Work instructions - Using the data below, tally the lines that include the string "this". Only the number is wanted.

## begin Exercise input

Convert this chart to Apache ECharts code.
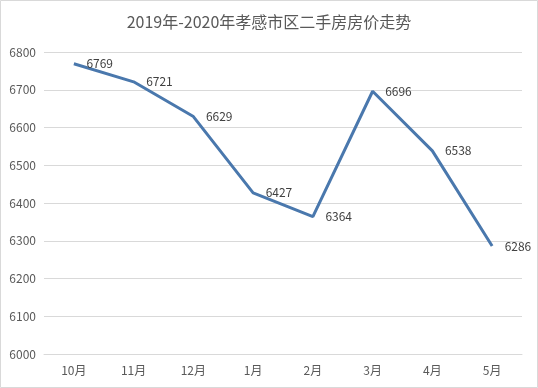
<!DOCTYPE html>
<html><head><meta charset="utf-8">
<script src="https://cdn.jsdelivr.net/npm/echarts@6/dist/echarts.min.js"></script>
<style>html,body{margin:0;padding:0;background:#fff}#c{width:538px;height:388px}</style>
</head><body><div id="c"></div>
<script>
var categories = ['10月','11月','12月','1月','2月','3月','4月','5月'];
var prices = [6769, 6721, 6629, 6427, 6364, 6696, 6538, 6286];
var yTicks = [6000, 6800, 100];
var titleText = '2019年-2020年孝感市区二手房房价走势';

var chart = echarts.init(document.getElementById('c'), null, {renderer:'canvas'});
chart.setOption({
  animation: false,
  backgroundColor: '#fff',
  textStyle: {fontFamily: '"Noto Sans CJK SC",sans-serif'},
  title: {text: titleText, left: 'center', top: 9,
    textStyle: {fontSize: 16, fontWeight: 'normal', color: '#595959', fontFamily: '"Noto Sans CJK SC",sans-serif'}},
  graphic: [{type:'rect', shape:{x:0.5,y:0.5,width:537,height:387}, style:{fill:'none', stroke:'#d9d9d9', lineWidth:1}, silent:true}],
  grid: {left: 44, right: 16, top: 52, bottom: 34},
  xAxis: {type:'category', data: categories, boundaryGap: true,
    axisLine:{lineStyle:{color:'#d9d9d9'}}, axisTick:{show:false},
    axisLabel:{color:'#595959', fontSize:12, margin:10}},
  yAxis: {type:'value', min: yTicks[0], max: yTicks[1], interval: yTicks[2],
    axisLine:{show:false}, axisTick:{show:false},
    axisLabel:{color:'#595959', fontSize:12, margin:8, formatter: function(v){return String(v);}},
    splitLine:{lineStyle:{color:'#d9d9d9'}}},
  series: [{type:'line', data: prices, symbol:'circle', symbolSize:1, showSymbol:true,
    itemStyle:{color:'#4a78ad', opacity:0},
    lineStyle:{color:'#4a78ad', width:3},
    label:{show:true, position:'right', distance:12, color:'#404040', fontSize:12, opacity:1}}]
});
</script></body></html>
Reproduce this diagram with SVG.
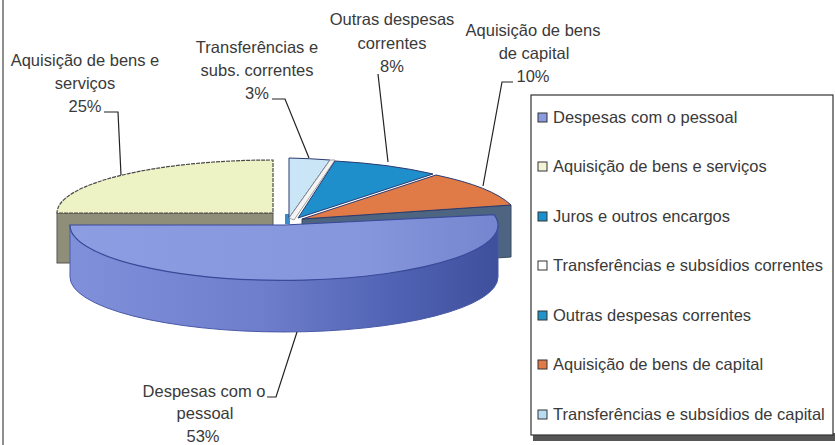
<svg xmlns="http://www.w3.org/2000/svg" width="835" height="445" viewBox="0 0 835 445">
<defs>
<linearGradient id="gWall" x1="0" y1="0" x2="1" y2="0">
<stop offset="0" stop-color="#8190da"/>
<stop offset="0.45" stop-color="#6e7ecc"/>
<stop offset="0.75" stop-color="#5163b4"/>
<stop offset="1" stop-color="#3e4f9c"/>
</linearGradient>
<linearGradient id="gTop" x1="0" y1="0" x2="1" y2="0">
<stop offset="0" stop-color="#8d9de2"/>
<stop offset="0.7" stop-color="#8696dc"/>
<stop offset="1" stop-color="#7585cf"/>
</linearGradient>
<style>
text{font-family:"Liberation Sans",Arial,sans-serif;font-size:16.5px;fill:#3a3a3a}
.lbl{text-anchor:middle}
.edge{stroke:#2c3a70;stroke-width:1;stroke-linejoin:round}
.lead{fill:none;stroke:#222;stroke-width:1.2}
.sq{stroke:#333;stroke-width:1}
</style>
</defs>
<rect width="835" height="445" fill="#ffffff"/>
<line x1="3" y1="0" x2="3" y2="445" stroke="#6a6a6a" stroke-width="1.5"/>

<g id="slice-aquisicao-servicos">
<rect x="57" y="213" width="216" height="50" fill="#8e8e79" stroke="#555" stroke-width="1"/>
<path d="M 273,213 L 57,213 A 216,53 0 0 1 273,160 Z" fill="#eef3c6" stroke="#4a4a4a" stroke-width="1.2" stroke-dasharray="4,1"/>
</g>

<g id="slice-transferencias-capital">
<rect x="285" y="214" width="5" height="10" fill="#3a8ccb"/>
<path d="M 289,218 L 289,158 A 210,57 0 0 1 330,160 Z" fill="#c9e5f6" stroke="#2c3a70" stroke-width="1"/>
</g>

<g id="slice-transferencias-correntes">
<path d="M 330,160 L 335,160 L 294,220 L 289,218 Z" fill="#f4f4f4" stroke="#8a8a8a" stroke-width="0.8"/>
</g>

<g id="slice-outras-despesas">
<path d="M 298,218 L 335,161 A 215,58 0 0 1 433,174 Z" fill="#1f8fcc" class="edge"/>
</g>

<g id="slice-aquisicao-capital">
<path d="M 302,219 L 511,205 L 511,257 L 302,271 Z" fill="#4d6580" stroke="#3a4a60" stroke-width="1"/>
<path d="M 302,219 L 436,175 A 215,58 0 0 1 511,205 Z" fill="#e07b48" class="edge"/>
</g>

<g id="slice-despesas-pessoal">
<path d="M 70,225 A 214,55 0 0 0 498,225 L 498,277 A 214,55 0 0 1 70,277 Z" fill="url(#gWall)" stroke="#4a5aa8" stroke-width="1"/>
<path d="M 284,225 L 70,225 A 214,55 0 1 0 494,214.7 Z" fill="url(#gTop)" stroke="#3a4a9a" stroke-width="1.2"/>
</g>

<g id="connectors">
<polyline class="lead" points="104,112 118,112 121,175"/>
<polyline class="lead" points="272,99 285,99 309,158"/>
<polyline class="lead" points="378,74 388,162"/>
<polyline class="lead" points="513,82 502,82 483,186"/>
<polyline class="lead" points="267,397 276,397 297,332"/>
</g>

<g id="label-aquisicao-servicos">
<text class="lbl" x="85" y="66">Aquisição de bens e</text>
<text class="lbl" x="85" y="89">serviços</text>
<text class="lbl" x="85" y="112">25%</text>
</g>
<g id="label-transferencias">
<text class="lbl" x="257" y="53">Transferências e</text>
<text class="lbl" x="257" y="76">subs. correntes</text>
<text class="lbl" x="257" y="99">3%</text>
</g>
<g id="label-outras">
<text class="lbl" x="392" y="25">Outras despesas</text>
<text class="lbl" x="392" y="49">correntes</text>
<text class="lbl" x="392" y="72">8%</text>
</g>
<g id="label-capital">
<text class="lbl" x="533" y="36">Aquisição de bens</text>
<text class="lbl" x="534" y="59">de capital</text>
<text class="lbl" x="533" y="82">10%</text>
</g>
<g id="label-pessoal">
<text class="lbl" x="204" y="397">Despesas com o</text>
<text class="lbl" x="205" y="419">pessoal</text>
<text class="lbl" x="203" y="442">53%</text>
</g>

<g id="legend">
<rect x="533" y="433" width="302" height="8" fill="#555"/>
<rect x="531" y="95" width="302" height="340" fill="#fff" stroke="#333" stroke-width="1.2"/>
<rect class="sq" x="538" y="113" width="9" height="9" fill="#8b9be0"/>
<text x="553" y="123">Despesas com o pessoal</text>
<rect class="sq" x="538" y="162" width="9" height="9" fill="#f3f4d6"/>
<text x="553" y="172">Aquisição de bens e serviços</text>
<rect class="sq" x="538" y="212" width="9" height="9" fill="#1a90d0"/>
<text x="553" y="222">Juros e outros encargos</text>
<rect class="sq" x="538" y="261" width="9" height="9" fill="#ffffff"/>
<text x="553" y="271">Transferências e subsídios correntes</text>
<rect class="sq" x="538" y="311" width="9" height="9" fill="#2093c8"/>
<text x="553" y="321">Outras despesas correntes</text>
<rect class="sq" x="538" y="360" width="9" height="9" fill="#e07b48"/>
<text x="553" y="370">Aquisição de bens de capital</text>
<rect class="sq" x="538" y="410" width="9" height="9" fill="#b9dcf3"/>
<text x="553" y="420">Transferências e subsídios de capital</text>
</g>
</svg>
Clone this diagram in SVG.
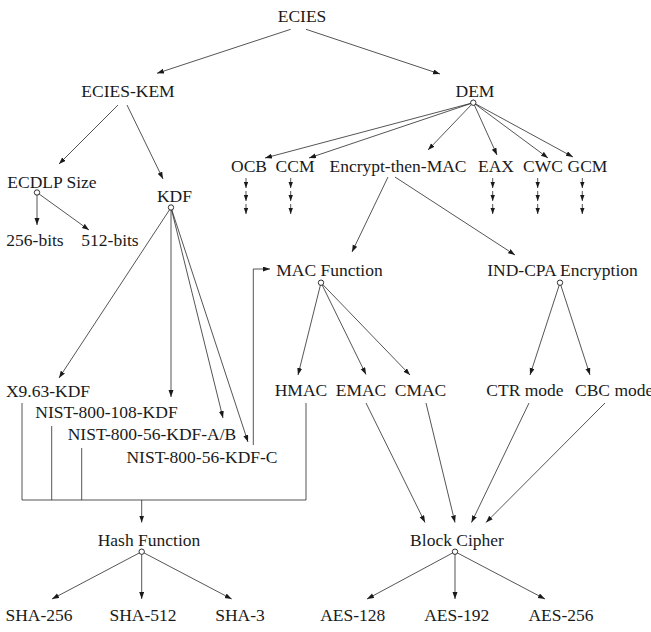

## end Exercise input

Written response - 3